In the late 1970s, Oberlin College students organized a divestment campaign. The College had adopted a policy stating that it would not invest in companies that had 10 percent or more of their worldwide sales in South Africa or in companies that did not comply with the Sullivan Principles. Students felt this policy was far too lenient. They first raised their concerns about the College’s investment policies in an open forum with the Board of Trustees in 1978, demanding full divestment from companies with any presence in South Africa. On April 6, 1979, students gathered at Mudd Center to protest during another board meeting. The College charged 105 students with “disrupting the essential operations of the College,” which would have resulted in expulsion, but later let the students off with a reprimand. Student actions continued until Oberlin’s decision to divest in 1987, including a three-day sit-in by hundreds of students — up to 250 at its busiest — at the Cox Administration Building, which finally spurred the Board to action. The Board’s decision to divest took nearly 10 years.

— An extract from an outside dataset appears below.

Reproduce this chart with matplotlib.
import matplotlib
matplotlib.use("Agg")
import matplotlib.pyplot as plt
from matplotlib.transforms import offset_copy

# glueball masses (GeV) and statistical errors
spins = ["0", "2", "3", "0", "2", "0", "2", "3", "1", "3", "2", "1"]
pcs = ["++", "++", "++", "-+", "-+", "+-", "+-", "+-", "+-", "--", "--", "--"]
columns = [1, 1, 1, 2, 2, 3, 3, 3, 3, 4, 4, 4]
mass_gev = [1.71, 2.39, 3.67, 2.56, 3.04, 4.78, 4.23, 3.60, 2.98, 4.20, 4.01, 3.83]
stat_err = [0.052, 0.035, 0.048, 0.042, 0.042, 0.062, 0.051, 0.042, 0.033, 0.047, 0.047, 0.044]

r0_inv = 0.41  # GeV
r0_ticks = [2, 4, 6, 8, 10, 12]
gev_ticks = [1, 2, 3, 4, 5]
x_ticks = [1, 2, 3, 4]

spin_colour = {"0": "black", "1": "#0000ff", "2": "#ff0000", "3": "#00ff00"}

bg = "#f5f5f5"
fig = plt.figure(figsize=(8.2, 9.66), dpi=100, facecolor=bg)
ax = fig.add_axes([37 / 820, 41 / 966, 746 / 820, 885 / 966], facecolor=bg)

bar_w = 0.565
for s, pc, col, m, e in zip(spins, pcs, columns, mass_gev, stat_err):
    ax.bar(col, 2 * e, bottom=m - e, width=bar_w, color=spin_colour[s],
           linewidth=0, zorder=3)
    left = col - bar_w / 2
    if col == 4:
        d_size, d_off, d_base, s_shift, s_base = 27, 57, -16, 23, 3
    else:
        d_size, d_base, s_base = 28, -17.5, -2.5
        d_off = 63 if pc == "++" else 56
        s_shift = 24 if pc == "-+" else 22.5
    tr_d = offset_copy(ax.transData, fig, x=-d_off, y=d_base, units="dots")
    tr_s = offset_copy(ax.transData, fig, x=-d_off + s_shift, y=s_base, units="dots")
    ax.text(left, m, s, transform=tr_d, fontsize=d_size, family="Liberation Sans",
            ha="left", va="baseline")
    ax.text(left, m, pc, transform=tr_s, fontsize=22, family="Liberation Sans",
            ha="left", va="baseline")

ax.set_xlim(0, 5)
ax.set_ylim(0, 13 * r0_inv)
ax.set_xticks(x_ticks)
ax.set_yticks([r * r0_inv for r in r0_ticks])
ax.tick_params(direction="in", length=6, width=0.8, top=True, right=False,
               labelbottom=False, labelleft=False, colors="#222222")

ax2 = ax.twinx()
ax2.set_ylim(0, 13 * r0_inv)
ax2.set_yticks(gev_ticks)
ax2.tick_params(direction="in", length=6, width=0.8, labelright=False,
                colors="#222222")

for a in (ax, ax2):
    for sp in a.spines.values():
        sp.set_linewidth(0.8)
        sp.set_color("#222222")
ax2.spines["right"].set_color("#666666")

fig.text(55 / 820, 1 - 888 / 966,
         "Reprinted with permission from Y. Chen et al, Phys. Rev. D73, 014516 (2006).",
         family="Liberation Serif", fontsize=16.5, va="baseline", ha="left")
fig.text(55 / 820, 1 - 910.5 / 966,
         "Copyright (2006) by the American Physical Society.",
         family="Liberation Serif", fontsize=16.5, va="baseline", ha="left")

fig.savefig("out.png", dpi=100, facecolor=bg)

In 2015, the board denied an application for divestment from a number of companies that benefit from Israel’s occupation of Palestine that had been put forth by Students for a Free Palestine as part of a campaign begun in 2013. In an email to SFP members, the board stated that it felt divestment would “not be acceptable to the larger Oberlin community” and that it had “elicited strong opposition.” The board provided neither further explanation nor evidence to back this assertion. This was despite the fact that the application had been co-sponsored by 33 other organizations on campus after the Student Senate passed a divestment resolution in 2013. One of the three criteria the Oberlin Board of Trustees looks at when considering divestment policy is that “the proposed divestment (or decision not to divest) will be generally understood by and acceptable to the greater Oberlin community, based on the board’s best understanding of the community’s opinion.” The Board of Trustees’ metric for assessing what is and isn’t acceptable to the Oberlin community is opaque and not aligned with what we feel to be the consensus of our campus community. It claims to measure public opinion without accounting for the opinions of actual students and groups at the school.

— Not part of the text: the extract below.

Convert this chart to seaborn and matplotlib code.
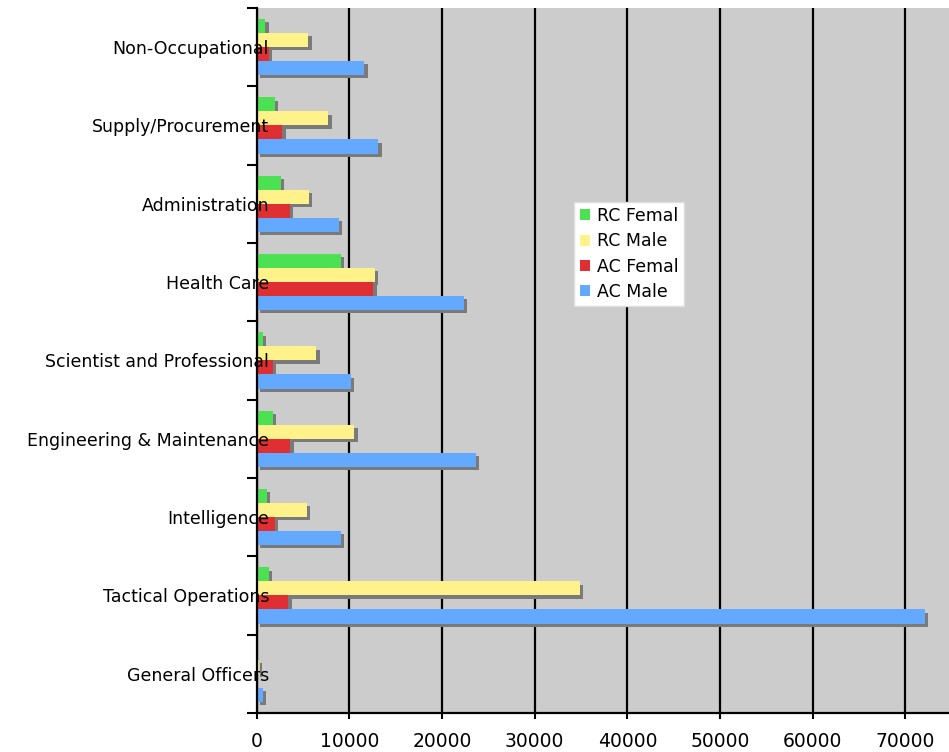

Today, we continue to push Oberlin College to divest from Israel.
Student divestment campaigns have a long history. They represent one of the most direct ways students can use their positionality as economic stakeholders in their institutions to influence change. Just as they did in the global struggle against South African apartheid, calls for divestment have played a key role in the movement for Palestinian liberation. The Boycott, Divestment, and Sanctions movement is an international Palestinian led campaign launched in 2005 aimed at putting nonviolent, economic pressure on Israel until it adheres to international law recognizing the rights and territories of Palestinians. Our call for divestment is not local to Oberlin College. We are a small piece of a global network of students and activists demanding that their institutions divest from Israel. Oberlin College’s solidarity is overdue.
The school’s website asserts: “In accordance with Oberlin’s history of action in response to ‘instances of human sufferingnatural calamity, and injustice.The board will consider proposals for divestment from entities that contribute to activities that ‘shock the conscience.’” The Board of Trustees showed its willingness to take a moral stand with its divestment from fossil fuels, further highlighting its unacceptable decision to reject condemnation of the Israeli occupation. Surely tens of thousands of Palestinians killed, many of them children, and 1.7 million displaced, shocks the conscience.

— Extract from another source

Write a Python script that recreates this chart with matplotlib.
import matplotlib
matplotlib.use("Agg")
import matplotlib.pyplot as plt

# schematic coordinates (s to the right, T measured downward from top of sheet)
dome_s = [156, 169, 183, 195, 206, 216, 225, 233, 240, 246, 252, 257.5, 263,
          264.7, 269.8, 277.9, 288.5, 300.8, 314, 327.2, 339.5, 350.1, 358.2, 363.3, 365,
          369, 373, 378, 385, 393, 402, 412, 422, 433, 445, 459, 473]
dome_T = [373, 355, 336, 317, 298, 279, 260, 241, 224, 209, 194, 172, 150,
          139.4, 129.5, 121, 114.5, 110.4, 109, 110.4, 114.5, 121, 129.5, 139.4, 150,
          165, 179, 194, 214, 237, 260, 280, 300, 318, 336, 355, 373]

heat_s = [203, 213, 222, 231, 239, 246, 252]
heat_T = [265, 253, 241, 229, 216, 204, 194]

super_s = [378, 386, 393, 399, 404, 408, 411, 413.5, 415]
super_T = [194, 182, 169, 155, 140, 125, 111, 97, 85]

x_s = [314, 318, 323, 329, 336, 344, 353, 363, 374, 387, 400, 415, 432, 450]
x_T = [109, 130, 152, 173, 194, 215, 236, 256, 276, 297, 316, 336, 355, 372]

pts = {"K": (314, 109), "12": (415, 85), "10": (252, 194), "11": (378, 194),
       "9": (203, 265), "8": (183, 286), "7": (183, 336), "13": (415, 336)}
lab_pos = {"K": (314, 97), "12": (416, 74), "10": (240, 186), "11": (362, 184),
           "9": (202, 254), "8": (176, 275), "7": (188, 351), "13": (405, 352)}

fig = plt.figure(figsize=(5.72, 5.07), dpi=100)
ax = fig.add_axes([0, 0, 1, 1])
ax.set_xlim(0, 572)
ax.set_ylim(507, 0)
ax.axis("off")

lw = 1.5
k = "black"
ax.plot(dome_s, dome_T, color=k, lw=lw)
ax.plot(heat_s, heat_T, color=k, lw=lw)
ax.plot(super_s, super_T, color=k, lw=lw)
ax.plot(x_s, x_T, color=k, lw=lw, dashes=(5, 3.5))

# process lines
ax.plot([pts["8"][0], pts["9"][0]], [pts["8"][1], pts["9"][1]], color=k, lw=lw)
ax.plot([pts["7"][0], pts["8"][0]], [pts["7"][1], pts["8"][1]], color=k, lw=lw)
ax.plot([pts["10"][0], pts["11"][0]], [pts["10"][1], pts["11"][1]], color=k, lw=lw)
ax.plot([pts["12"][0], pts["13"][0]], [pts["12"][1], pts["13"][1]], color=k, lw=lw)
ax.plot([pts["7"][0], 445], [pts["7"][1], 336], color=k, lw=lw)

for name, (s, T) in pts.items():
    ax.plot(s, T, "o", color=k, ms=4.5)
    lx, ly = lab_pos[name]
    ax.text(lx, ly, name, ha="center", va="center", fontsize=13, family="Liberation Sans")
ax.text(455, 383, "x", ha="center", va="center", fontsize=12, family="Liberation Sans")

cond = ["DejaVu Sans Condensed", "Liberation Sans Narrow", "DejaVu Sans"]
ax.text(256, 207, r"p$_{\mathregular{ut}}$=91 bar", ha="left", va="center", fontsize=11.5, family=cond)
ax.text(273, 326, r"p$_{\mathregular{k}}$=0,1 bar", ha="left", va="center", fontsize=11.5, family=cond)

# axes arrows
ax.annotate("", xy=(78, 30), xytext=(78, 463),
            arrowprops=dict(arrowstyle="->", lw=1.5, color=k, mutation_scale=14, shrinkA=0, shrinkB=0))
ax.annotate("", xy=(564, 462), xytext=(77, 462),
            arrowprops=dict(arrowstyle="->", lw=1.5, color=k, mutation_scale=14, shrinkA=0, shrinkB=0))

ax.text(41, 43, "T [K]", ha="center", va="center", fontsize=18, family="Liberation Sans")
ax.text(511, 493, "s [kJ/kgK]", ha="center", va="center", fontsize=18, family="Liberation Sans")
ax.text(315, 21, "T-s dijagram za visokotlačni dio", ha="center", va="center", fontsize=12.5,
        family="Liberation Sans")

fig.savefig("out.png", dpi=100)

Under the current divestment policy, Oberlin’s decisions remain in the hands of 29–37 trustees who have no obligation to operate according to true community sentiment. If these trustees can reject a proposal that has the support of 33 campus organizations on the grounds that it is not “acceptable to the larger Oberlin community,” it is time to interrogate how they define that community. As long as Oberlin’s divestment policy allows the Board to determine with no accountability what constitutes community acceptance, then students are effectively silenced, their values ignored and dishonored. Oberlin has a choice when it comes to its investments. The ethics of this choice must be paramount in times of great moral and political upheaval. Money talks, and the Board of Trustees’ failure to withdraw monetary support that benefits the Israeli Occupation Force’s genocide of the Palestinian people speaks volumes.
It took 10 years of consistent student activism before Oberlin College divested fully from South African apartheid. It has now been 10 years since the 2013 Student Senate vote in favor of divestment from Israel’s occupation of Palestine. Oberlin’s only justifiable choice is divestment now. We demand financial transparency and student oversight of the College’s investments. We demand divestment from the IOF.